As you might expect, Apple’s recently reported drop in iPhone sales for the first time ever has caused some corners to suggest that the iPhone has reached its peak, and that the good times are over for the Cupertino-based company. CEO Tim Cook clearly disagrees, and has hit back at industry analysts and financial pundits by declaring that Apple had “an incredible quarter by absolute standards”. As part of an interview, the enigmatic CEO also set the seed for excitement levels to be raised by proclaiming that Apple has “great innovation in the pipeline”.
Apple’s most recent earnings report has managed to cause a higher-level of doom and gloom than normal. The earnings call saw Apple report a year over year decline in profits, which is the first time that’s happened in the last thirteen years. Sales of the iPhone also dropped by 16-percent during the same period, which staggeringly represents the first decline in iPhone sales in the product’s history.
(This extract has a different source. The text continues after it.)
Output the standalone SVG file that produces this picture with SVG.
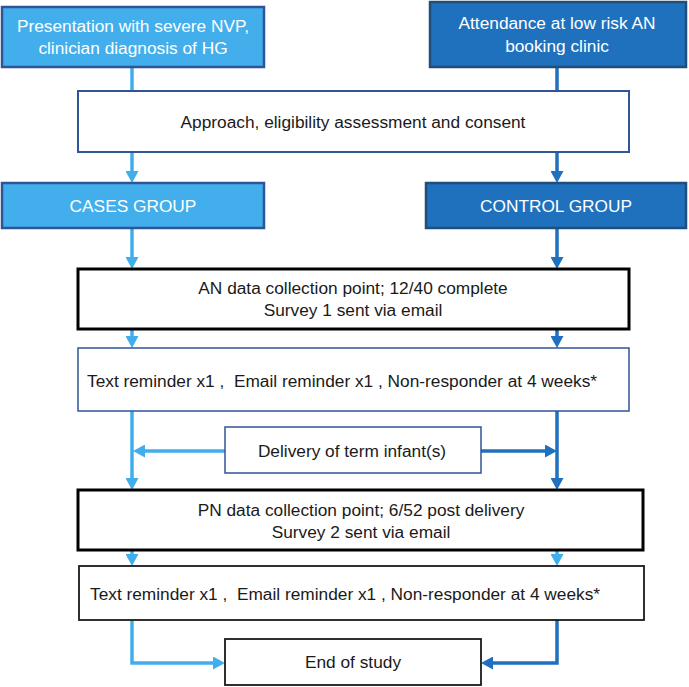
<svg xmlns="http://www.w3.org/2000/svg" width="689" height="687" viewBox="0 0 689 687">
<defs>
<style>
text{font-family:"Liberation Sans",Arial,sans-serif;font-size:17.3px;dominant-baseline:central;text-anchor:middle;fill:#1a1a1a}
.w{fill:#ffffff}
.lt{stroke:#41AEEC;stroke-width:3.5;fill:none}
.dk{stroke:#1F70BF;stroke-width:3.5;fill:none}
.lbox{fill:#42AFEC;stroke:#2F5597;stroke-width:2.5}
.dbox{fill:#1F71BE;stroke:#1F4E79;stroke-width:2.5}
.bbox{fill:#ffffff;stroke:#2F5597;stroke-width:2}
.tbox{fill:#ffffff;stroke:#2F5597;stroke-width:1.5}
.kbox{fill:#ffffff;stroke:#000000;stroke-width:3}
.k2box{fill:#ffffff;stroke:#1a1a1a;stroke-width:1.8}
</style>
<marker id="al" markerUnits="userSpaceOnUse" markerWidth="13" markerHeight="13" refX="4" refY="6.5" orient="auto"><path d="M0,0 L12,6.5 L0,13 z" fill="#41AEEC"/></marker>
<marker id="ad" markerUnits="userSpaceOnUse" markerWidth="13" markerHeight="13" refX="4" refY="6.5" orient="auto"><path d="M0,0 L12,6.5 L0,13 z" fill="#1F70BF"/></marker>
</defs>
<g id="connectors">
<line class="lt" x1="132" y1="67" x2="132" y2="91"/>
<line class="dk" x1="557" y1="67" x2="557" y2="91"/>
<line class="lt" x1="132" y1="152" x2="132" y2="175" marker-end="url(#al)"/>
<line class="dk" x1="557" y1="152" x2="557" y2="175" marker-end="url(#ad)"/>
<line class="lt" x1="132" y1="228" x2="132" y2="261" marker-end="url(#al)"/>
<line class="dk" x1="557" y1="228" x2="557" y2="261" marker-end="url(#ad)"/>
<line class="lt" x1="132" y1="330" x2="132" y2="340" marker-end="url(#al)"/>
<line class="dk" x1="557" y1="330" x2="557" y2="340" marker-end="url(#ad)"/>
<line class="lt" x1="132" y1="411" x2="132" y2="482" marker-end="url(#al)"/>
<line class="dk" x1="557" y1="411" x2="557" y2="482" marker-end="url(#ad)"/>
<line class="lt" x1="225" y1="451" x2="141" y2="451" marker-end="url(#al)"/>
<line class="dk" x1="481" y1="451" x2="549" y2="451" marker-end="url(#ad)"/>
<line class="lt" x1="132" y1="551" x2="132" y2="558" marker-end="url(#al)"/>
<line class="lt" x1="557" y1="551" x2="557" y2="558" marker-end="url(#al)"/>
<polyline class="lt" points="132,620 132,663 217,663" marker-end="url(#al)"/>
<polyline class="dk" points="557,620 557,663 489,663" marker-end="url(#ad)"/>
</g>
<g id="n1"><rect class="lbox" x="2" y="7" width="262" height="60"/><text class="w" x="133" y="26">Presentation with severe NVP,</text><text class="w" x="133" y="48">clinician diagnosis of HG</text></g>
<g id="n2"><rect class="dbox" x="430" y="2" width="256" height="65"/><text class="w" x="557" y="23">Attendance at low risk AN</text><text class="w" x="557" y="46">booking clinic</text></g>
<g id="n3"><rect class="bbox" x="78" y="91" width="551" height="61"/><text x="353" y="122">Approach, eligibility assessment and consent</text></g>
<g id="n4"><rect class="lbox" x="2" y="183" width="262" height="45"/><text class="w" x="133" y="206">CASES GROUP</text></g>
<g id="n5"><rect class="dbox" x="426" y="183" width="260" height="45"/><text class="w" x="556" y="206">CONTROL GROUP</text></g>
<g id="n6"><rect class="kbox" x="78" y="269" width="551" height="60"/><text x="353" y="288">AN data collection point; 12/40 complete</text><text x="353" y="310">Survey 1 sent via email</text></g>
<g id="n7"><rect class="tbox" x="78" y="348" width="551" height="63"/><text x="87" y="381" style="text-anchor:start" xml:space="preserve">Text reminder x1 ,  Email reminder x1 , Non-responder at 4 weeks*</text></g>
<g id="n8"><rect class="tbox" x="225" y="427" width="256" height="46"/><text x="352" y="451">Delivery of term infant(s)</text></g>
<g id="n9"><rect class="kbox" x="78" y="490" width="565" height="60"/><text x="361" y="510">PN data collection point; 6/52 post delivery</text><text x="361" y="532">Survey 2 sent via email</text></g>
<g id="n10"><rect class="k2box" x="79" y="566" width="565" height="54"/><text x="90" y="594" style="text-anchor:start" xml:space="preserve">Text reminder x1 ,  Email reminder x1 , Non-responder at 4 weeks*</text></g>
<g id="n11"><rect class="k2box" x="225" y="639" width="256" height="46"/><text x="353" y="662">End of study</text></g>
</svg>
Those announcements were enough for Apple’s share price to nosedive, but also enough for so-called financial and industry experts to predict that the iPhone has reached its maximum potential, and that the only way the company can go now is down.
We’re used to seeing Tim Cook with a smile on his face, and it seems that not even the generally negative predictions of the experts can cause that to disappear. In typical form, Cook used his media time to wax lyrical about future products. Speaking about product innovation, he said:
We’ve got great innovation in the pipeline. New iPhones that will incentivize you and other people that have iPhones today to upgrade to new iPhones. We are going to give you things you can’t live without that you just don’t know you need today. That has always been the objective at Apple, to do things that really enrich people’s lives. That you look back on and you wonder, how did I live without this.
Cook also took the opportunity to apply some context to the recent earnings call:
We just had an incredible quarter by absolute standards, $50 billion in revenue and $10 billion in profits. What we’re seeing is that people are upgrading at a lower rate than they did last year, but still higher than the year before. And so we had this abnormally high upgrade rate last year as people bought into the iPhone 6, and now we’re comparing to that along with the other things going on that many companies are facing, with currency rates and macroeconomics etc.
So, we have $50 billion in quarterly revenue. We have a pipeline of innovation that hopefully we will learn more about in the coming future. We have internal enthusiasm for the Apple Watch and the development of the range. Is Apple in trouble? The Mac-maker may be forty years old with a long history behind it, but as I’ve said previously, it really feels like this company is just getting started.